Required task -
Everything from the first line of the data below through the line that contains "bin_half_width = 0.625" should be written out exactly, please, and nothing more; the pictures stay out.

Recorded data -
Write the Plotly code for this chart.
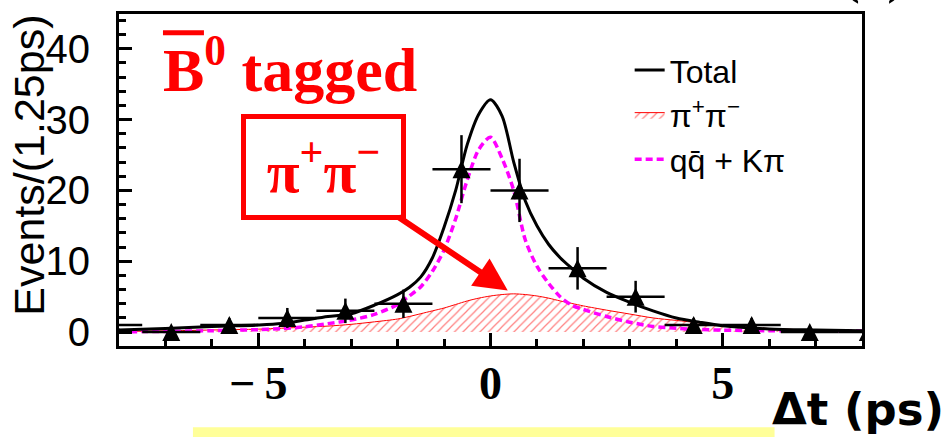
import plotly.graph_objects as go

# Measured Δt histogram (1.25 ps bins)
bin_centers = [-8.125, -6.875, -5.625, -4.375, -3.125, -1.875, -0.625,
               0.625, 1.875, 3.125, 4.375, 5.625, 6.875, 8.125]
counts = [1, 0, 1, 2, 3, 4, 23, 20, 9, 5, 1, 1, 0, 0]
count_errors = [1.0, 0, 1.0, 1.41, 1.73, 2.0, 4.8, 4.47, 3.0, 2.24, 1.0, 1.0, 0, 0]
bin_half_width = 0.625

# Fit projections sampled along Δt
curve_t = [-8, -7, -6, -5, -4.5, -4, -3.5, -3, -2.5, -2, -1.75, -1.5, -1.25, -1,
           -0.75, -0.5, -0.25, 0, 0.25, 0.5, 0.75, 1, 1.25, 1.5, 1.75, 2, 2.5,
           3, 3.5, 4, 4.5, 5, 6, 7, 8]
total_fit = [0.3, 0.5, 0.8, 1.0, 1.2, 1.7, 2.2, 2.6, 3.8, 5.3, 6.3, 7.8, 10.5, 14.8,
             20.0, 26.5, 30.8, 32.8, 30.5, 24.0, 18.5, 15.0, 12.4, 10.5, 9.0, 7.6, 5.6,
             4.2, 3.0, 2.0, 1.4, 0.9, 0.45, 0.3, 0.2]
bkg_fit = [0.05, 0.1, 0.2, 0.35, 0.5, 0.75, 1.2, 1.7, 2.5, 3.9, 5.1, 6.4, 8.6, 11.6,
           16.0, 21.5, 25.8, 27.5, 24.5, 20.0, 13.0, 9.3, 6.9, 5.0, 3.8, 3.2, 2.2,
           1.4, 0.8, 0.55, 0.37, 0.28, 0.2, 0.15, 0.15]
pipi_fit = [0.1, 0.17, 0.3, 0.42, 0.55, 0.7, 0.85, 1.1, 1.45, 1.85, 2.2, 2.6, 3.0, 3.4,
            3.9, 4.4, 4.8, 5.1, 5.3, 5.4, 5.3, 5.1, 4.8, 4.4, 4.05, 3.7, 3.1,
            2.55, 2.0, 1.65, 1.3, 0.95, 0.5, 0.3, 0.2]

x_ticks = [-5, 0, 5]
x_tick_text = ["\u2212\u20095", "0", "5"]

W, H = 952, 437
L, R, T, B = 119, 89.5, 11, 91
PW, PH = W - L - R, H - T - B


def px(x):
    return (x - L) / PW


def py(y):
    return (H - B - y) / PH


fig = go.Figure()

fig.add_trace(go.Scatter(
    x=curve_t, y=pipi_fit, mode="lines", name="π<sup>+</sup>π<sup>−</sup>",
    line=dict(color="red", width=1, shape="spline", smoothing=0.8),
    fill="tozeroy", fillcolor="rgba(0,0,0,0)",
    fillpattern=dict(shape="/", fgcolor="red", bgcolor="rgba(0,0,0,0)",
                     size=6, solidity=0.2),
    legendrank=2,
))
fig.add_trace(go.Scatter(
    x=curve_t, y=bkg_fit, mode="lines", name="qq\u0304 + Kπ",
    line=dict(color="#FF00FF", width=3.5, dash="7px,4px", shape="spline", smoothing=0.8),
    legendrank=3,
))
fig.add_trace(go.Scatter(
    x=curve_t, y=total_fit, mode="lines", name="Total",
    line=dict(color="black", width=3, shape="spline", smoothing=0.8),
    legendrank=1,
))
fig.add_trace(go.Scatter(
    x=bin_centers, y=counts, mode="markers", showlegend=False,
    marker=dict(symbol="arrow-down", angle=180, standoff=9, size=18, color="black"),
    error_y=dict(type="data", array=count_errors, width=0, thickness=2.5, color="black"),
    error_x=dict(type="constant", value=bin_half_width, width=0, thickness=2.5, color="black"),
))

fig.update_xaxes(
    range=[-8, 8], showline=True, linewidth=3, linecolor="black", mirror=True,
    showgrid=False, zeroline=False,
    tickvals=x_ticks, ticktext=x_tick_text, ticks="inside", ticklen=13, tickwidth=3,
    tickcolor="black",
    minor=dict(ticks="inside", ticklen=7, tickwidth=2.5, tickcolor="black", dtick=1, tick0=0),
    tickfont=dict(family="Liberation Serif", size=46, color="black", weight="bold"),
    ticklabelstandoff=-5,
)
fig.update_yaxes(
    range=[-1.96, 44.9], showline=True, linewidth=3, linecolor="black", mirror=True,
    showgrid=False, zeroline=False,
    tick0=0, dtick=10, ticks="inside", ticklen=13, tickwidth=3, tickcolor="black",
    minor=dict(ticks="inside", ticklen=7, tickwidth=2.5, tickcolor="black", dtick=2, tick0=0),
    tickfont=dict(family="Liberation Sans", size=40, color="black"),
    ticklabelstandoff=18,
)

annotations = [
    dict(text="Events/(1.25ps)", textangle=-90, x=px(29), y=py(164),
         font=dict(family="Liberation Sans", size=43, color="black")),
    dict(text="<b>Δt (ps)</b>", x=px(947), y=py(410), xanchor="right",
         font=dict(family="DejaVu Sans", size=45, color="black")),
    dict(text="<b>B<sup>0</sup> tagged</b>", x=px(161), y=py(62), xanchor="left",
         font=dict(family="Liberation Serif", size=62, color="red")),
    dict(text="<b>π<sup>+</sup>π<sup>−</sup></b>", x=px(508), y=py(290),
         ax=323.5 - 508, ay=166 - 290, showarrow=True,
         arrowhead=2, arrowsize=1.1, arrowwidth=6, arrowcolor="red",
         bordercolor="red", borderwidth=5, borderpad=1, width=153, height=94,
         font=dict(family="Liberation Serif", size=60, color="red")),
    dict(text="<b>(b)</b>", x=px(874), y=py(-27),
         font=dict(family="Liberation Serif", size=50, color="black")),
]
for a in annotations:
    a.setdefault("xref", "paper")
    a.setdefault("yref", "paper")
    a.setdefault("showarrow", False)
    a.setdefault("yanchor", "middle")
    a.setdefault("xanchor", "center")

shapes = [
    dict(type="line", xref="paper", yref="paper", x0=px(163), x1=px(204),
         y0=py(30), y1=py(30), line=dict(color="red", width=5)),
    dict(type="rect", xref="paper", yref="paper", x0=px(193), x1=px(775),
         y0=py(428), y1=py(450), fillcolor="#FFFF99", line=dict(width=0)),
]

fig.update_layout(
    width=W, height=H, autosize=False,
    margin=dict(l=L, r=R, t=T, b=B, pad=0),
    paper_bgcolor="white", plot_bgcolor="white",
    annotations=annotations, shapes=shapes,
    legend=dict(x=px(630), y=py(40), xanchor="left", yanchor="top",
                bgcolor="rgba(0,0,0,0)", borderwidth=0,
                font=dict(family="Liberation Sans", size=32, color="black"),
                itemwidth=30, tracegroupgap=0),
)

fig.write_html("out.html")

Written solution -
Write the Plotly code for this chart.
import plotly.graph_objects as go

# Measured Δt histogram (1.25 ps bins)
bin_centers = [-8.125, -6.875, -5.625, -4.375, -3.125, -1.875, -0.625,
               0.625, 1.875, 3.125, 4.375, 5.625, 6.875, 8.125]
counts = [1, 0, 1, 2, 3, 4, 23, 20, 9, 5, 1, 1, 0, 0]
count_errors = [1.0, 0, 1.0, 1.41, 1.73, 2.0, 4.8, 4.47, 3.0, 2.24, 1.0, 1.0, 0, 0]
bin_half_width = 0.625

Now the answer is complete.